More specifically, to introduce algorithms for distributed mutual exclusion and election algorithms, for multicast communication, consensus and related problems.
To appreciate the impact of whether we use a synchronous or asynchronous system model on the algorithms we construct.
Points to emphasize
`Failure detectors’ have both a practical and a theoretical importance. They are of practical importance because many systems have to cope with failures and therefore to detect them, however reliably or unreliably. They are of theoretical importance because the presence of a failure detector with well defined properties affects our ability to solve the problem of consensus.

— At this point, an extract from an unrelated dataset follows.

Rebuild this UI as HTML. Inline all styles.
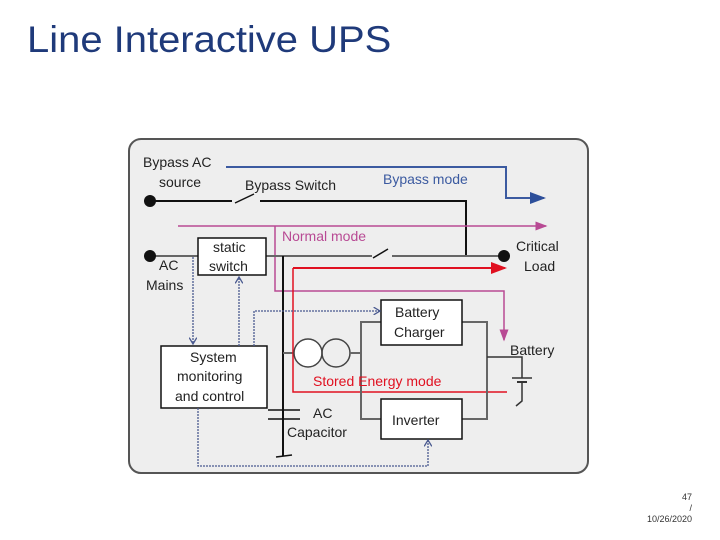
<!DOCTYPE html>
<html><head><style>
body{margin:0;width:720px;height:540px;background:#fff;position:relative;overflow:hidden;font-family:"Liberation Sans",sans-serif}
.t{position:absolute}
</style></head><body>
<div class="t" style="left:27px;top:19px;font-size:37px;transform:scaleX(1.08);transform-origin:0 0;color:#1f3a7a">Line Interactive UPS</div>
<div class="t" style="left:640px;top:492px;font-size:9px;color:#333;text-align:right;width:52px;line-height:11px">47<br>/<br>10/26/2020</div>
<svg width="720" height="540" style="position:absolute;left:0;top:0" font-family="Liberation Sans, sans-serif">
<defs>
<marker id="ab" markerWidth="8" markerHeight="6" refX="7" refY="3" orient="auto"><path d="M0,0L8,3L0,6z" fill="#2d4f9a"/></marker>
<marker id="ap" markerWidth="8" markerHeight="6" refX="7" refY="3" orient="auto"><path d="M0,0L8,3L0,6z" fill="#b84a94"/></marker>
<marker id="ar" markerWidth="8" markerHeight="6" refX="7" refY="3" orient="auto"><path d="M0,0L8,3L0,6z" fill="#e01020"/></marker>
<marker id="ad" markerWidth="6" markerHeight="6" refX="5" refY="3" orient="auto"><path d="M0,0L5,3L0,6" fill="none" stroke="#4a5a90"/></marker>
</defs>
<rect x="129" y="139" width="459" height="334" rx="12" fill="#eeeeee" stroke="#555" stroke-width="2"/>
<polyline points="226,167 506,167 506,198 544,198" fill="none" stroke="#3b5aa0" stroke-width="2" marker-end="url(#ab)"/>
<line x1="150" y1="201" x2="232" y2="201" stroke="#111" stroke-width="2"/>
<line x1="235" y1="203" x2="254" y2="194" stroke="#111" stroke-width="1.5"/>
<polyline points="260,201 466,201 466,256" fill="none" stroke="#111" stroke-width="2"/>
<circle cx="150" cy="201" r="6" fill="#111"/>
<line x1="178" y1="226" x2="546" y2="226" stroke="#b84a94" stroke-width="1.5" marker-end="url(#ap)"/>
<polyline points="275,226 275,291 504,291 504,340" fill="none" stroke="#b84a94" stroke-width="1.5" marker-end="url(#ap)"/>
<line x1="150" y1="256" x2="198" y2="256" stroke="#666" stroke-width="2"/>
<line x1="266" y1="256" x2="372" y2="256" stroke="#666" stroke-width="2"/>
<line x1="373" y1="258" x2="388" y2="249" stroke="#111" stroke-width="1.5"/>
<line x1="392" y1="256" x2="504" y2="256" stroke="#666" stroke-width="2"/>
<circle cx="150" cy="256" r="6" fill="#111"/>
<circle cx="504" cy="256" r="6" fill="#111"/>
<rect x="198" y="238" width="68" height="37" fill="#fff" stroke="#111" stroke-width="1.5"/>
<line x1="283" y1="256" x2="283" y2="456" stroke="#111" stroke-width="2"/>
<line x1="276" y1="457" x2="292" y2="455" stroke="#111" stroke-width="1.5"/>
<line x1="268" y1="410" x2="300" y2="410" stroke="#111" stroke-width="1.5"/>
<line x1="268" y1="419" x2="300" y2="419" stroke="#111" stroke-width="1.5"/>
<line x1="283" y1="353" x2="294" y2="353" stroke="#666" stroke-width="2"/>
<line x1="293" y1="268" x2="505" y2="268" stroke="#e01020" stroke-width="2" marker-end="url(#ar)"/>
<polyline points="293,268 293,392 507,392" fill="none" stroke="#e01020" stroke-width="1.5"/>
<circle cx="308" cy="353" r="14" fill="#fff" stroke="#444" stroke-width="1.5"/>
<circle cx="336" cy="353" r="14" fill="none" stroke="#444" stroke-width="1.5"/>
<line x1="350" y1="353" x2="361" y2="353" stroke="#666" stroke-width="2"/>
<rect x="361" y="322" width="126" height="97" fill="none" stroke="#666" stroke-width="2"/>
<rect x="381" y="300" width="81" height="45" fill="#fff" stroke="#111" stroke-width="1.5"/>
<rect x="381" y="399" width="81" height="40" fill="#fff" stroke="#111" stroke-width="1.5"/>
<polyline points="487,357 522,357 522,378" fill="none" stroke="#333" stroke-width="1.5"/>
<line x1="512" y1="378" x2="532" y2="378" stroke="#333" stroke-width="1.5"/>
<line x1="517" y1="382" x2="527" y2="382" stroke="#333" stroke-width="2"/>
<polyline points="522,382 522,401 516,406" fill="none" stroke="#333" stroke-width="1.5"/>
<rect x="161" y="346" width="106" height="62" fill="#fff" stroke="#111" stroke-width="1.5"/>
<g fill="none" stroke="#4a5a90" stroke-width="1.3" stroke-dasharray="2,1">
<line x1="193" y1="257" x2="193" y2="344" marker-end="url(#ad)"/>
<line x1="239" y1="346" x2="239" y2="277" marker-end="url(#ad)"/>
<polyline points="254,346 254,311 380,311" marker-end="url(#ad)"/>
<polyline points="198,408 198,466 428,466 428,440" marker-end="url(#ad)"/>
</g>
<g font-size="14" fill="#222">
<text x="143" y="167">Bypass AC</text>
<text x="159" y="187">source</text>
<text x="245" y="190">Bypass Switch</text>
<text x="383" y="184" fill="#3b5aa0">Bypass mode</text>
<text x="282" y="241" fill="#b84a94">Normal mode</text>
<text x="213" y="252">static</text>
<text x="209" y="271">switch</text>
<text x="159" y="270">AC</text>
<text x="146" y="290">Mains</text>
<text x="516" y="251">Critical</text>
<text x="524" y="271">Load</text>
<text x="395" y="317">Battery</text>
<text x="394" y="337">Charger</text>
<text x="510" y="355">Battery</text>
<text x="190" y="362">System</text>
<text x="177" y="381">monitoring</text>
<text x="175" y="401">and control</text>
<text x="313" y="386" fill="#e01020">Stored Energy mode</text>
<text x="313" y="418">AC</text>
<text x="287" y="437">Capacitor</text>
<text x="392" y="425">Inverter</text>
</g>
</svg>
</body></html>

Distributed mutual exclusion is needed when processes access a resource or collection of resources and we require their updates to be consistent. It is preferable for the service that manages the resources to provide mutual exclusion itself, since this does not require extra communication; but file servers, for example, do not provide synchronization and we require a separate synchronization service. Algorithms to achieve distributed mutual exclusion must be evaluated on the basis of their efficiency and their behaviour under failure conditions.
Election algorithms are required when there is a need to distinguish one of a collection of processes as a coordinator. These algorithms are designed to select a unique process, even under failure conditions. Unfortunately, network partitions may mean that a collection of processes is split into several subgroups, each of which cannot know whether the other continues to function.

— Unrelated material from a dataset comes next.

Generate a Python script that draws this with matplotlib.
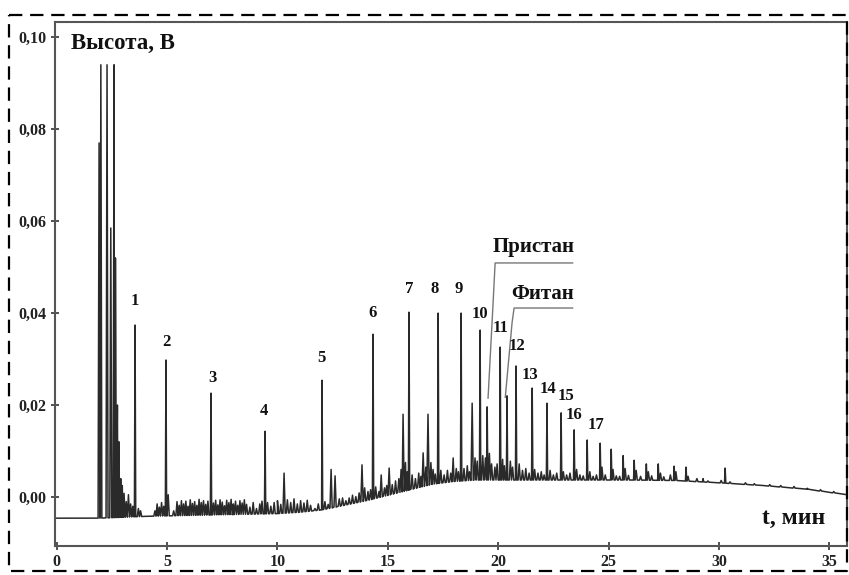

In multicast communication we make a strong distinction between multicast properties (delivery guarantees) and how to implement those properties. We can treat multicast in a modular way, in particular delivery reliability and ordering guarantees are orthogonal; and either of these can be made uniform. Multicast communication is considered only for static groups in this chapter. Chapter 18 treats the case of dynamic groups.

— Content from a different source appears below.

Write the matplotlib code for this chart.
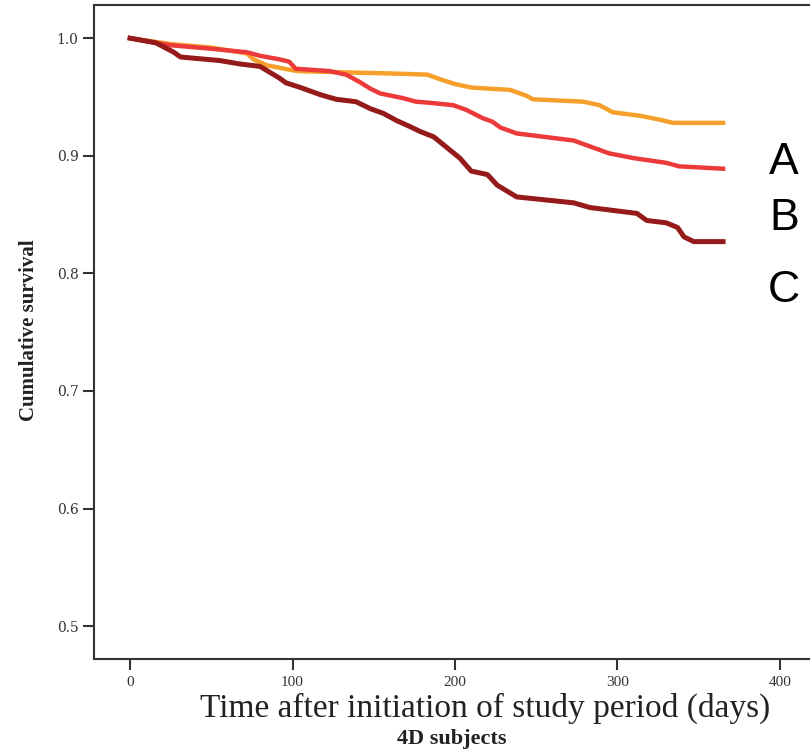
import matplotlib
matplotlib.use("Agg")
from matplotlib import pyplot as plt

# survival curves (days, cumulative survival)
days_a = [0, 10, 25, 50, 72, 76, 84, 95, 103, 130, 160, 183, 191, 200, 210, 234, 244, 248, 279, 289, 297, 314, 325, 334, 365]
surv_a = [1.0, 0.998, 0.995, 0.992, 0.987, 0.982, 0.977, 0.974, 0.972, 0.971, 0.970, 0.969, 0.965, 0.961, 0.958, 0.956, 0.951, 0.948, 0.946, 0.943, 0.937, 0.934, 0.931, 0.928, 0.928]

days_b = [0, 12, 25, 50, 72, 80, 92, 98, 102, 123, 133, 141, 148, 154, 168, 176, 185, 199, 207, 217, 223, 228, 238, 273, 285, 295, 310, 330, 338, 365]
surv_b = [1.0, 0.997, 0.994, 0.991, 0.988, 0.985, 0.982, 0.980, 0.974, 0.972, 0.969, 0.963, 0.957, 0.953, 0.949, 0.946, 0.945, 0.943, 0.939, 0.932, 0.929, 0.924, 0.919, 0.913, 0.907, 0.902, 0.898, 0.894, 0.891, 0.889]

days_c = [0, 16, 27, 31, 55, 68, 80, 86, 92, 96, 105, 117, 127, 139, 148, 156, 164, 172, 178, 187, 195, 203, 210, 220, 226, 238, 252, 273, 283, 312, 318, 330, 337, 341, 347, 365]
surv_c = [1.0, 0.996, 0.988, 0.984, 0.981, 0.978, 0.976, 0.971, 0.966, 0.962, 0.958, 0.952, 0.948, 0.946, 0.940, 0.936, 0.930, 0.925, 0.921, 0.916, 0.907, 0.898, 0.887, 0.884, 0.875, 0.865, 0.863, 0.860, 0.856, 0.851, 0.845, 0.843, 0.839, 0.831, 0.827, 0.827]

xticks = [0, 100, 200, 300, 400]
yticks = [0.5, 0.6, 0.7, 0.8, 0.9, 1.0]

serif = "Liberation Serif"

fig = plt.figure(figsize=(8.1, 7.49), dpi=100)
ax = fig.add_axes([0.116, 0.120, 0.884, 0.873])

ax.plot(days_a, surv_a, color="#F6A02B", lw=3.2, solid_joinstyle="round")
ax.plot(days_b, surv_b, color="#EC3A3A", lw=3.2, solid_joinstyle="round")
ax.plot(days_c, surv_c, color="#951B1B", lw=3.6, solid_joinstyle="round")

ax.set_xlim(-22.2, 418.5)
ax.set_ylim(0.472, 1.028)
ax.set_xticks(xticks)
ax.set_yticks(yticks)
ax.set_yticklabels([f"{v:.1f}" for v in yticks], fontfamily="DejaVu Serif", fontsize=10, color="#333333")
ax.set_xticklabels([str(v) for v in xticks], fontfamily=serif, fontsize=11, color="#333333")
ax.tick_params(direction="out", length=8, width=1.5, color="#333333", pad=3)
ax.tick_params(axis="x", pad=4)
for side in ["left", "top", "bottom"]:
    ax.spines[side].set_linewidth(1.5)
    ax.spines[side].set_color("#333333")
ax.spines["right"].set_visible(False)

fig.text(0.599, 0.054, "Time after initiation of study period (days)", fontfamily=serif,
         fontsize=24, ha="center", va="center", color="#222222")
fig.text(0.558, 0.014, "4D subjects", fontfamily=serif, fontweight="bold",
         fontsize=16, ha="center", va="center", color="#222222")
fig.text(0.036, 0.559, "Cumulative survival", fontfamily=serif, fontweight="bold",
         fontsize=15, rotation=90, ha="center", va="center", color="#222222")

for lab, yy in [("A", 163), ("B", 218), ("C", 290)]:
    fig.text(784 / 810, 1 - yy / 749, lab, fontfamily="Liberation Sans", fontsize=32,
             ha="center", va="center", color="black")

fig.savefig("out.png", dpi=100)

Consensus can be related to several similar problems including multicast communication. While solutions in synchronous systems exist, consensus cannot be deterministically solved in an asynchronous system even under modest failure assumptions. But that result says that consensus cannot be guaranteed , not that it is impossible. In practice systems do reach consensus as a matter of course, by masking process failures if necessary (e.g. transactions, covered in chapters 16 and 17).
Possible difficulties
One of the problems with this material is being clear about the assumptions underlying each result (synchronous/asynchronous system, failure assumptions, closed/open groups etc.). Failure assumptions, in particular, radically change our ability to solve problems.
Inevitably, some students will find the material in this chapter rather abstract. Encourage them to try to develop algorithms themselves.
Teaching hints
Begin by reviewing `agreement in Pepperland’ (p. 66 and p. 69), and the failure model of Section 2.4.2. Students normally find this material stimulating.
If you have already introduced the concept of distributed shared memory or talked about shared files, point out that these require a distributed mutual exclusion service. Similarly motivate the other problems of coordination and agreement using practical examples of bulletin boards (multicast delivery), backup systems for mission-critical applications (elections and other consensus problems) etc.
Multicast ordering using a sequencer is a good programming exercise (Java).